— Task statement —
Your task is to reproduce, verbatim and without pictures, the lines from the opening of the listing through the line containing "(d5) at (913,306.5)".

— Given data —
******

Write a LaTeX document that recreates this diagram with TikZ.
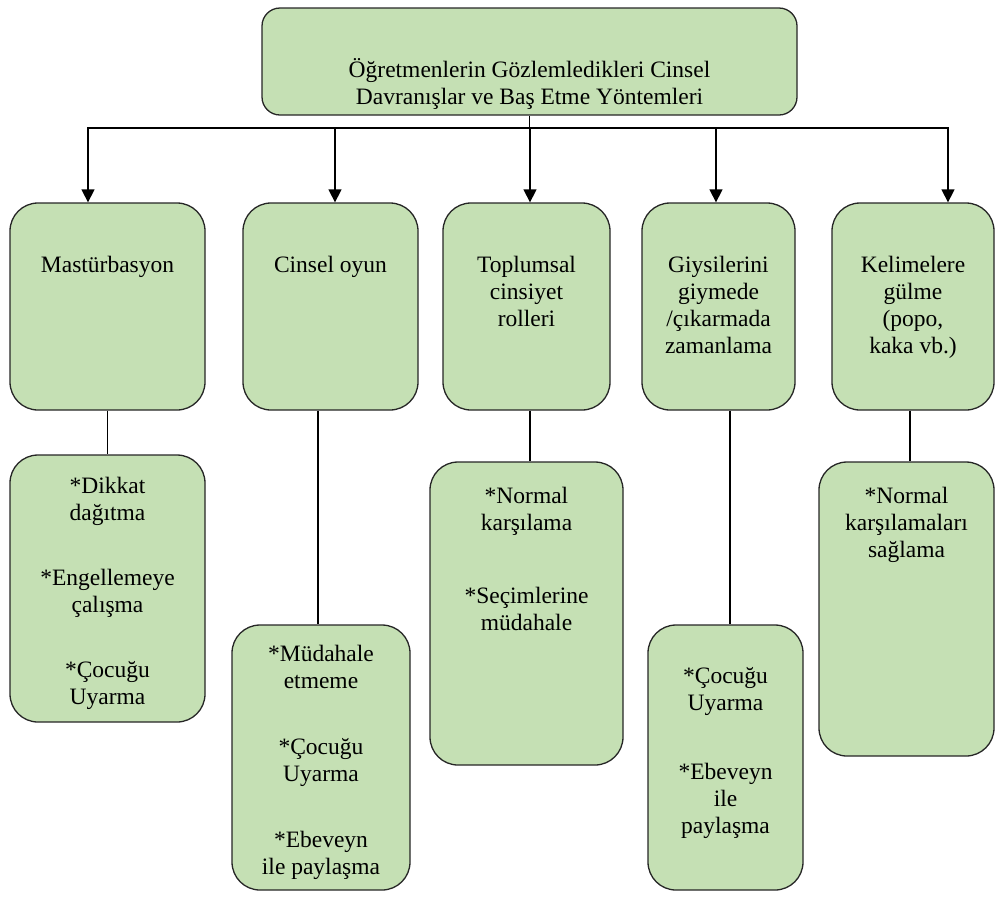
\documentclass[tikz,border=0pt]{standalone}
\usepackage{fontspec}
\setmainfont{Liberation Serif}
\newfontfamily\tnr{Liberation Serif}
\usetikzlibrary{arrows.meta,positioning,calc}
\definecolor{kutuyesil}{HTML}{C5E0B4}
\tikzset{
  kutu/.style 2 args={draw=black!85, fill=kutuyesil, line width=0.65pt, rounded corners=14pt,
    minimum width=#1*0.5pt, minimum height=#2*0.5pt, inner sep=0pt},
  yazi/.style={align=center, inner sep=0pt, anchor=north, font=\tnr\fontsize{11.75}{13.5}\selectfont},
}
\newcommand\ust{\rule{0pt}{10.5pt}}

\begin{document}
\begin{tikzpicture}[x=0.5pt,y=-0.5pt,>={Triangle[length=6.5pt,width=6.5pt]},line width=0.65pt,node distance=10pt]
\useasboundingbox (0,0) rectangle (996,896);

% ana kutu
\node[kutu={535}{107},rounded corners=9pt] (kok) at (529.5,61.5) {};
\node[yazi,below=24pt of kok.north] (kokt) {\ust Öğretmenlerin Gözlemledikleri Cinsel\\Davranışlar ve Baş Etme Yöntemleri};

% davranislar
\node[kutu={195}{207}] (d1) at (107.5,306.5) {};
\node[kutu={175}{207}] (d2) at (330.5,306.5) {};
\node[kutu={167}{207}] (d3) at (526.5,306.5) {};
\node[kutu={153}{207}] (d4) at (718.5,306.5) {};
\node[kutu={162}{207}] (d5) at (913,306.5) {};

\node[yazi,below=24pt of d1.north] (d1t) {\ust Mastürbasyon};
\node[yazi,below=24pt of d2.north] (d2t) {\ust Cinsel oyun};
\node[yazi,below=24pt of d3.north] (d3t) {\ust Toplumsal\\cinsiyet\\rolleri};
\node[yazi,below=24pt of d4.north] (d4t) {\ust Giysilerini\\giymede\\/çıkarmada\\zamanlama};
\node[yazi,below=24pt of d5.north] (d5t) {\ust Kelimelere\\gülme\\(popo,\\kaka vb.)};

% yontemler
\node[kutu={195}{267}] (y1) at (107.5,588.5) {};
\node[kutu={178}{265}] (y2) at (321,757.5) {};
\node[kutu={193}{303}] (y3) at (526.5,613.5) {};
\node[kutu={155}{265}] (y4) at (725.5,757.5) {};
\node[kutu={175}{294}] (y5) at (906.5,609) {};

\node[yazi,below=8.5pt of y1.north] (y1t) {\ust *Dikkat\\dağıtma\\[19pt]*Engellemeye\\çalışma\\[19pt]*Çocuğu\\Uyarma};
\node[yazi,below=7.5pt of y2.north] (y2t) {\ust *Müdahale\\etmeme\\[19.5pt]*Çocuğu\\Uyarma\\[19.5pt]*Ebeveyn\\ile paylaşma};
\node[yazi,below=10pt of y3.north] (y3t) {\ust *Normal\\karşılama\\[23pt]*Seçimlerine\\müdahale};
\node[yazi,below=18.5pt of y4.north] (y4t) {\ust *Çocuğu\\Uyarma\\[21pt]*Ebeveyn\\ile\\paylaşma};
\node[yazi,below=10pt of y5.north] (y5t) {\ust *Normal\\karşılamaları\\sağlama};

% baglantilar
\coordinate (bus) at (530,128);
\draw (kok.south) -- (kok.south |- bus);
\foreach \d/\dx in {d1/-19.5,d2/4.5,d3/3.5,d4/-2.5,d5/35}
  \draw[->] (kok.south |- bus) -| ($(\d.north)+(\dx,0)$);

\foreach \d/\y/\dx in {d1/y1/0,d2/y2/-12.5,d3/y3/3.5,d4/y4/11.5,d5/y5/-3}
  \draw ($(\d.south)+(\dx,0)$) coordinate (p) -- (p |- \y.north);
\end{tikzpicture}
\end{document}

******

— Worked answer —
Write a LaTeX document that recreates this diagram with TikZ.
\documentclass[tikz,border=0pt]{standalone}
\usepackage{fontspec}
\setmainfont{Liberation Serif}
\newfontfamily\tnr{Liberation Serif}
\usetikzlibrary{arrows.meta,positioning,calc}
\definecolor{kutuyesil}{HTML}{C5E0B4}
\tikzset{
  kutu/.style 2 args={draw=black!85, fill=kutuyesil, line width=0.65pt, rounded corners=14pt,
    minimum width=#1*0.5pt, minimum height=#2*0.5pt, inner sep=0pt},
  yazi/.style={align=center, inner sep=0pt, anchor=north, font=\tnr\fontsize{11.75}{13.5}\selectfont},
}
\newcommand\ust{\rule{0pt}{10.5pt}}

\begin{document}
\begin{tikzpicture}[x=0.5pt,y=-0.5pt,>={Triangle[length=6.5pt,width=6.5pt]},line width=0.65pt,node distance=10pt]
\useasboundingbox (0,0) rectangle (996,896);

% ana kutu
\node[kutu={535}{107},rounded corners=9pt] (kok) at (529.5,61.5) {};
\node[yazi,below=24pt of kok.north] (kokt) {\ust Öğretmenlerin Gözlemledikleri Cinsel\\Davranışlar ve Baş Etme Yöntemleri};

% davranislar
\node[kutu={195}{207}] (d1) at (107.5,306.5) {};
\node[kutu={175}{207}] (d2) at (330.5,306.5) {};
\node[kutu={167}{207}] (d3) at (526.5,306.5) {};
\node[kutu={153}{207}] (d4) at (718.5,306.5) {};
\node[kutu={162}{207}] (d5) at (913,306.5) {};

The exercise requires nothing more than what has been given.